Un altro risvolto degli intrecci di potere torinese su questa vicenda porta al rapporto storicamente solido tra Galateri e Fabrizio Palenzona, il quale – com’è noto – proprio sul dossier Generali e in particolare sulla questione Mediobanca (di cui è stato consigliere di amministrazione) ha espresso posizioni differenti rispetto al vertice di via XX Settembre. Al punto che i consiglieri della fondazione che in qualche modo a lui si riferiscono hanno disseminato di dubbi e ostacoli il cammino di Giovanni Quaglia e Massimo Lapucci verso il patto con Caltagirone e Del Vecchio.

“Voglio comunque, aldilà di requisiti formali, mantenere piena indipendenza di giudizio e così esprimere rammarico per le tensioni nel corpo sociale degli ultimi tempi che Generali certo non si merita ed augurarmi che possa essere eletto un Consiglio composto da persone di professionalità e coscienza etica tali da favorire il recupero di un clima di serenità e di collaborazione nell'interesse sociale”. In questo senso, ha concluso “porterò avanti il mio impegno con il Consiglio svolgendo le mie funzioni fino alla scadenza del mandato con lo spirito di servizio e di disponibilità che una scadenza, in una tanto lunga militanza, non può certo far venir meno”.

Intanto, ieri, Delfin e Fondazione Crt hanno confermato il patto in Generali, lo stesso patto dal quale si era sfilato Caltagirone lo scorso 31 gennaio alimentando voci di dissidi tra i protagonisti della scalata”. La fine del patto o un’operazione nata con l’ottica di marciare divisi per colpire uniti, aggirando Ivass e Consob?

A inizio mese, infatti, il management della compagnia ha avviato la propria controffensiva con la richiesta a Ivass e Consob di verificare se la partecipazione complessivamente acquisita dal gruppo Caltagirone, da Fondazione Crt e dalla Delfin (complessivamente pari al 16,309% del capitale sociale stando alle ultime comunicazioni ufficiali) sia “soggetta ad autorizzazione ai sensi della normativa in tema di assicurazioni in relazione alla acquisizione di concerto di partecipazioni qualificate, comunque superiori al 10%”.  Secondo la normativa Ivass, infatti, le partecipazioni superiori al 10% devono essere autorizzate dall’Istituto di vigilanza.
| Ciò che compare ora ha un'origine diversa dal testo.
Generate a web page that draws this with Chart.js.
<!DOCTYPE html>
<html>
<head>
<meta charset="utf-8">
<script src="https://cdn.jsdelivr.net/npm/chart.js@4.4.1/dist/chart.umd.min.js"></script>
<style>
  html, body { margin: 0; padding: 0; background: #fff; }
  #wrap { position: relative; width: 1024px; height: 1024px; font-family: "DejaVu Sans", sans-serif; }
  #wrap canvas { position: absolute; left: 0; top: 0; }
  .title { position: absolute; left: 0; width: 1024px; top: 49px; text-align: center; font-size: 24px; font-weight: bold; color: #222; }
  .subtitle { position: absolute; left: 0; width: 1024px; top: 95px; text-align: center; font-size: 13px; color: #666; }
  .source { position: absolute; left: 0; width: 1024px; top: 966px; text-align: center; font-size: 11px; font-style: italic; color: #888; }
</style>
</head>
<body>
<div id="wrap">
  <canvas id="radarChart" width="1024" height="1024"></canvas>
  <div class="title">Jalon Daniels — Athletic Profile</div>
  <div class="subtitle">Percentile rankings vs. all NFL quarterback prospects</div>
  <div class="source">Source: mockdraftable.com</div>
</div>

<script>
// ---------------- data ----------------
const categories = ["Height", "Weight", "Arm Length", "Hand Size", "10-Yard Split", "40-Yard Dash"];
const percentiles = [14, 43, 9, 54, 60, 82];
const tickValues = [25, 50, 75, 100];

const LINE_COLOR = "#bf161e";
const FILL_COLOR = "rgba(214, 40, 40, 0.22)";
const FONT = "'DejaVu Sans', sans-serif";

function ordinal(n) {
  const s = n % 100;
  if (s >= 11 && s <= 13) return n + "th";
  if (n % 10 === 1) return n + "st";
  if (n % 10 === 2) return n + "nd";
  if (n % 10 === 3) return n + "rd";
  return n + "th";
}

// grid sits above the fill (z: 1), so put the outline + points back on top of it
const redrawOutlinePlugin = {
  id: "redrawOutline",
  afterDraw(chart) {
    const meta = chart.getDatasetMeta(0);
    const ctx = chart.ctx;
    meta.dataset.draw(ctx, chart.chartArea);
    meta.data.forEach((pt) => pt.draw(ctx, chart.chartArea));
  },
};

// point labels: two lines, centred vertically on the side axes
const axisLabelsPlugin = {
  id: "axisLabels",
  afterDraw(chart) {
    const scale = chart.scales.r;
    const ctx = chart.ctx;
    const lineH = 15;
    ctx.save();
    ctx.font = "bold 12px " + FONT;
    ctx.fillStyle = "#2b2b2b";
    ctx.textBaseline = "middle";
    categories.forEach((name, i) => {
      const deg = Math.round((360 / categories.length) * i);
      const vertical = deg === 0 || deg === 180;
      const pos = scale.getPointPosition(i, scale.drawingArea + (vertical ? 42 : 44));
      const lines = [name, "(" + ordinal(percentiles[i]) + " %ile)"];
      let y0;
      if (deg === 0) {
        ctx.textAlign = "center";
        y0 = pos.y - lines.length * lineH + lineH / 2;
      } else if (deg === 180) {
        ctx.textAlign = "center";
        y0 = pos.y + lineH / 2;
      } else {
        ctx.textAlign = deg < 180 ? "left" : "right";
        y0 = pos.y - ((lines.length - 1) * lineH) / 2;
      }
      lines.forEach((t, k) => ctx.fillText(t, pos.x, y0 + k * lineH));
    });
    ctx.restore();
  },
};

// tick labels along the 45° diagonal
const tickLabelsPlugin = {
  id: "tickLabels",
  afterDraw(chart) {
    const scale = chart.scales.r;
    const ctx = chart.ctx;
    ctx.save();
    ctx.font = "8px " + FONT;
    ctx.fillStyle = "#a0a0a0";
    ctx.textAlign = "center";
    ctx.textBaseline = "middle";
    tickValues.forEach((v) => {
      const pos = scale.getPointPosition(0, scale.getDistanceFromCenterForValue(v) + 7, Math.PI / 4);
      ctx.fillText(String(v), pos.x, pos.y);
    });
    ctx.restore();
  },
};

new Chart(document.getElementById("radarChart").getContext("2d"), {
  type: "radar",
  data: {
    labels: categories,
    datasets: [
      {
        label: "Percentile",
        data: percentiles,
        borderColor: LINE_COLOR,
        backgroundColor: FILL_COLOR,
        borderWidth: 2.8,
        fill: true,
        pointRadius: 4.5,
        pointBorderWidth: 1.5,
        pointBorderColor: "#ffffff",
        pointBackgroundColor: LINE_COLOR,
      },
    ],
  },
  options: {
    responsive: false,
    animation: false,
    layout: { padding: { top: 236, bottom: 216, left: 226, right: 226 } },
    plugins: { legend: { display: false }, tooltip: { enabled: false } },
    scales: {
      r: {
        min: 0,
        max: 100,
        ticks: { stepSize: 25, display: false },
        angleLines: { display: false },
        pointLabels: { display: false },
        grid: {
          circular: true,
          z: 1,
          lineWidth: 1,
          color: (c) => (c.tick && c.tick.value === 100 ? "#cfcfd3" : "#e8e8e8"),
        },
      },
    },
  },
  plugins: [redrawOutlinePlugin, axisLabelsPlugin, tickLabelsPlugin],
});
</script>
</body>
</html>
Generali, inoltre, ha anche deliberato di investire Consob “del quesito se tale acquisizione sia soggetta agli obblighi di comunicazione in ordine, fra l'altro, ai programmi futuri ai sensi della normativa vigente per coloro che, anche di concerto, superino una percentuale del 10% del capitale sociale e se vi siano state asimmetrie informative rilevanti per il mercato”. In questo caso gli obblighi scattano se le acquisizioni sono state fatte “in concerto”.